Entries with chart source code

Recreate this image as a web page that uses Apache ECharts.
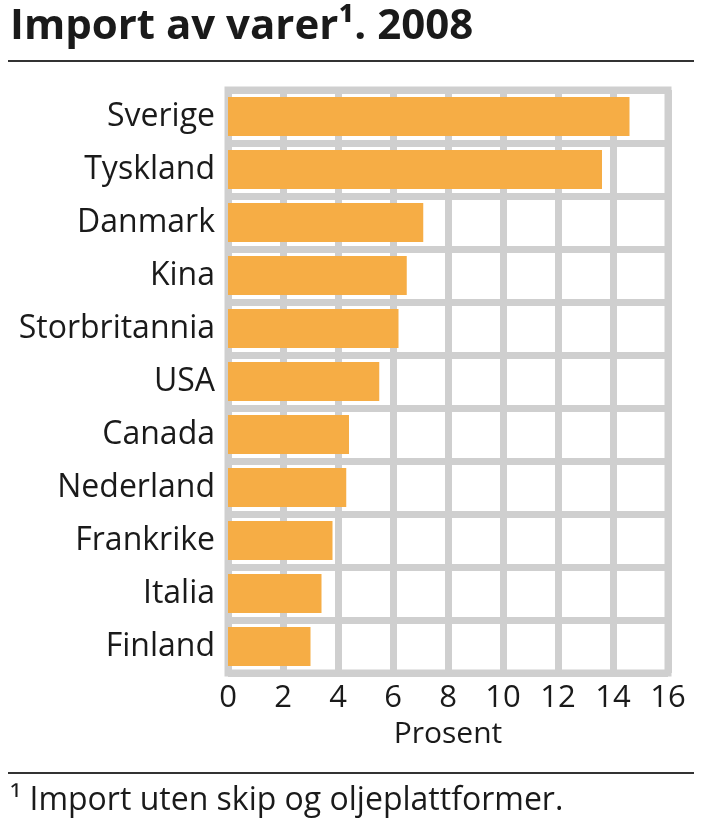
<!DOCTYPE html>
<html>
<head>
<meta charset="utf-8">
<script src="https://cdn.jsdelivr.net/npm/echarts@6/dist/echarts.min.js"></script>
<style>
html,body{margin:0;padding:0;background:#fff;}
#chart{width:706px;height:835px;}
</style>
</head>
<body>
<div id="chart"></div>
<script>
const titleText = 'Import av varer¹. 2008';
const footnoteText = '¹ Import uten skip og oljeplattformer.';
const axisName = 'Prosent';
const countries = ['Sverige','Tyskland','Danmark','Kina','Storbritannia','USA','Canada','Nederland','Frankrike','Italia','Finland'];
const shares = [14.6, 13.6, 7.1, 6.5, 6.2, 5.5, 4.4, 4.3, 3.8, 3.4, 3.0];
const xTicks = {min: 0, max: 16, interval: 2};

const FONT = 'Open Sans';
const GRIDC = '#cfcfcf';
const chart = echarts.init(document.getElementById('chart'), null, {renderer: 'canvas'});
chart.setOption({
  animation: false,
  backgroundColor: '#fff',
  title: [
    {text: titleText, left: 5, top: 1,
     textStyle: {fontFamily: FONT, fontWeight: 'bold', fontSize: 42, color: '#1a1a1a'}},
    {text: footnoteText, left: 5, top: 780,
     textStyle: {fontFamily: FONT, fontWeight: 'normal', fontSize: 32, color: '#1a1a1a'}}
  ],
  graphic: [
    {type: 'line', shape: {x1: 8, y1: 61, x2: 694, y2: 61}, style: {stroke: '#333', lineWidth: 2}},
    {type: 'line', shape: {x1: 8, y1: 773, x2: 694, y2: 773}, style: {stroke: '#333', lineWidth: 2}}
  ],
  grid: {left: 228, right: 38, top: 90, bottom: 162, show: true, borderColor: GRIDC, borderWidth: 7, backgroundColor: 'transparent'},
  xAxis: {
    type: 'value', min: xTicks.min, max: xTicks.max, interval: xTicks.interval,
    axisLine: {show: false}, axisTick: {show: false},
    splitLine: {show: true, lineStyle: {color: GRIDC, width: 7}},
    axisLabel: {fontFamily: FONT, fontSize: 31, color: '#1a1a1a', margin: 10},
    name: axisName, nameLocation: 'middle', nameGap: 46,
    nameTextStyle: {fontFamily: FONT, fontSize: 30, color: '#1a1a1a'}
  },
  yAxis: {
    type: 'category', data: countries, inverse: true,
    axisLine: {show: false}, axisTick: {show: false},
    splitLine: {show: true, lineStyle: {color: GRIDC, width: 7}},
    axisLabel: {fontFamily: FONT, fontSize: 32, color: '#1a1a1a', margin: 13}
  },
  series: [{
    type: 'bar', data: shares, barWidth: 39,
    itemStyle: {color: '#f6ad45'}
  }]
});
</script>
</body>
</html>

...

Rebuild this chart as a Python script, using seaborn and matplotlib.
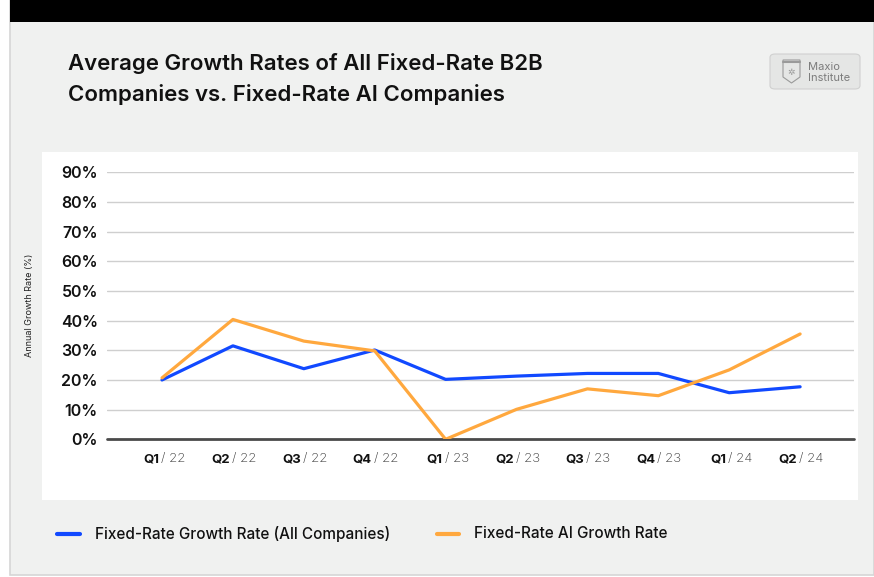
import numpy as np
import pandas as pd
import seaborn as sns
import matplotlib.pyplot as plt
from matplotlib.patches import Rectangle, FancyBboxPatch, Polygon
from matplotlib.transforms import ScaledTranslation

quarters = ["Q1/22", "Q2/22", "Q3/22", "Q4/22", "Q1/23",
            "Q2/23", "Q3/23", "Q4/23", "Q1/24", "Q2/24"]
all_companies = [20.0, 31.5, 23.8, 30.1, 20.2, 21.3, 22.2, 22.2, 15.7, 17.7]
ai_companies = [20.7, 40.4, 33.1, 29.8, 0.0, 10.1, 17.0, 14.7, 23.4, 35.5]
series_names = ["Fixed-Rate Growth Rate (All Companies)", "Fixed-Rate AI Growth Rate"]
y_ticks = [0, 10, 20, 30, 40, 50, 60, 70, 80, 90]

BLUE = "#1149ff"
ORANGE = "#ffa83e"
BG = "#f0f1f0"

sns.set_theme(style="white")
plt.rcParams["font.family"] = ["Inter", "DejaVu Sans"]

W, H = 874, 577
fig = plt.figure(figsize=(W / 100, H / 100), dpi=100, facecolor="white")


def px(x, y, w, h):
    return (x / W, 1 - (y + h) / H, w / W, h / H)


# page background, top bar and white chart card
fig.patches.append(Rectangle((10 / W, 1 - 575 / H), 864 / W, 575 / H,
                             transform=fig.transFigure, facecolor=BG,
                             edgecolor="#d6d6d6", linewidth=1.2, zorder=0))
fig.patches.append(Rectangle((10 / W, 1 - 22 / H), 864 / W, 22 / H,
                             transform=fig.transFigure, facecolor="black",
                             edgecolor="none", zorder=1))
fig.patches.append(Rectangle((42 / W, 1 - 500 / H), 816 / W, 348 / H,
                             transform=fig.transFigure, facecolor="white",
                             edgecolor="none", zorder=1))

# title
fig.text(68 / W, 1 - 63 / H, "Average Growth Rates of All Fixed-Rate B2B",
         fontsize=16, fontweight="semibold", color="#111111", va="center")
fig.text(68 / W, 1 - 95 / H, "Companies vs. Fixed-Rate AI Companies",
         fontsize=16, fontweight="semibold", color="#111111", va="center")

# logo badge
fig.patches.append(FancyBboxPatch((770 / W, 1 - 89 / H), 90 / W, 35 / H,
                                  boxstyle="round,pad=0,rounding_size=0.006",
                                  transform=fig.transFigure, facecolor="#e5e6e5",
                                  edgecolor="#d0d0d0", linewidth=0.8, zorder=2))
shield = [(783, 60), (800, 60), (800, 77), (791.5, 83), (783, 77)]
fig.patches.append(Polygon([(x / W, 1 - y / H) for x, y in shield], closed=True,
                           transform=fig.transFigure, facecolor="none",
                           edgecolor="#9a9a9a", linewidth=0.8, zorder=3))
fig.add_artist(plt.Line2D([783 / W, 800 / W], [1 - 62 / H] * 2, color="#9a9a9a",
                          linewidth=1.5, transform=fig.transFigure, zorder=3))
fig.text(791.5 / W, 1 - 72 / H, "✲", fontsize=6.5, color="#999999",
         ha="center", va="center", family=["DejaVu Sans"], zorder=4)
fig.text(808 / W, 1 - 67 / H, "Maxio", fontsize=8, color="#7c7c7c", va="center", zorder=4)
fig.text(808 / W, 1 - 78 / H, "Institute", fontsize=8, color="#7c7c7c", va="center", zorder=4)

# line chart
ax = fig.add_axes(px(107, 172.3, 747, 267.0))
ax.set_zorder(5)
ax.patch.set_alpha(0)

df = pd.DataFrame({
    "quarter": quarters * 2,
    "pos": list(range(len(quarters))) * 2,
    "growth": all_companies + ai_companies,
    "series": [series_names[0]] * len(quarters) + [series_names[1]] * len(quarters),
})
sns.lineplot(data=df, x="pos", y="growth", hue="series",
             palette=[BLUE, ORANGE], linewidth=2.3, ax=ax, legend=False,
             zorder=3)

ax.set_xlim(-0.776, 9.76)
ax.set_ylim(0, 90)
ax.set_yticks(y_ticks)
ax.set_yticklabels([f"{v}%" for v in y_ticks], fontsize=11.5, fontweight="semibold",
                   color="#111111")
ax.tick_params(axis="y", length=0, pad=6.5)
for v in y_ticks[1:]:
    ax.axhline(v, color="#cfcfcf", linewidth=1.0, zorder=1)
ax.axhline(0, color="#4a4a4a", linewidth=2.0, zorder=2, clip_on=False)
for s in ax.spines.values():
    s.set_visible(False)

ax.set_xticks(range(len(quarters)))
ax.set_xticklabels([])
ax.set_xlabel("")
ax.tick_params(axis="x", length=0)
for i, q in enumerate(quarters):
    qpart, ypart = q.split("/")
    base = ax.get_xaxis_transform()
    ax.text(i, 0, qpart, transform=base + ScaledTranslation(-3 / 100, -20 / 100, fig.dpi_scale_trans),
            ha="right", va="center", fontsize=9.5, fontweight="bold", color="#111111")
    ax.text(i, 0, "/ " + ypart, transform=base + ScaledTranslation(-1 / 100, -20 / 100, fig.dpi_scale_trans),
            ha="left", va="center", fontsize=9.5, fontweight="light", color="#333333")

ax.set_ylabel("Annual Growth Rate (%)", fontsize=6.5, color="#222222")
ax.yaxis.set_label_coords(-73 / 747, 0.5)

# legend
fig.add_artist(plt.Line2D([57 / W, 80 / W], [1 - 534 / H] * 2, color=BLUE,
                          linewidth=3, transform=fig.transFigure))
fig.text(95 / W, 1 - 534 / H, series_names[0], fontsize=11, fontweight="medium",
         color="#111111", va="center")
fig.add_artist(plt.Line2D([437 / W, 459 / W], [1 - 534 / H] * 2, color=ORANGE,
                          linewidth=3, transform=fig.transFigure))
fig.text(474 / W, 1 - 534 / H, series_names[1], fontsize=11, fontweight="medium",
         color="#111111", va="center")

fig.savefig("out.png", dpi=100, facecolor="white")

--

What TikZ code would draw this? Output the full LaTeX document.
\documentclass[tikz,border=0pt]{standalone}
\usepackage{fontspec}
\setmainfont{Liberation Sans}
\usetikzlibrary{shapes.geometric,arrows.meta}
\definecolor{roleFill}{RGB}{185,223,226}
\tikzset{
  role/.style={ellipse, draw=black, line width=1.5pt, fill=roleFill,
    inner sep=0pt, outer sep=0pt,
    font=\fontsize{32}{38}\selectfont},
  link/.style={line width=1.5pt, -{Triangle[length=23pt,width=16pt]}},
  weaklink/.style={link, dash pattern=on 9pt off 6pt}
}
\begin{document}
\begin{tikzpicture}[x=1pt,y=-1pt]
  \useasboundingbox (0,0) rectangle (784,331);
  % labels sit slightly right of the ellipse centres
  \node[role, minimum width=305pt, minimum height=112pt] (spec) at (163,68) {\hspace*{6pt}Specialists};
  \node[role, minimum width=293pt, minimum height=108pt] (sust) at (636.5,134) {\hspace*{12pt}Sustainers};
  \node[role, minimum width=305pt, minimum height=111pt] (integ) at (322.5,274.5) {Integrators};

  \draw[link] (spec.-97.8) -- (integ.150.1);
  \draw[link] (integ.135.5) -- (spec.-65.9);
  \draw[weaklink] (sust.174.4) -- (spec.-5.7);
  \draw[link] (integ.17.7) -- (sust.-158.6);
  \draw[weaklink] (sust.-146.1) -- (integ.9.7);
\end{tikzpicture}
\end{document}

Directive
Show every line above in which the word "matplotlib" occurs.

Expected answer
Rebuild this chart as a Python script, using seaborn and matplotlib.
import matplotlib.pyplot as plt
from matplotlib.patches import Rectangle, FancyBboxPatch, Polygon
from matplotlib.transforms import ScaledTranslation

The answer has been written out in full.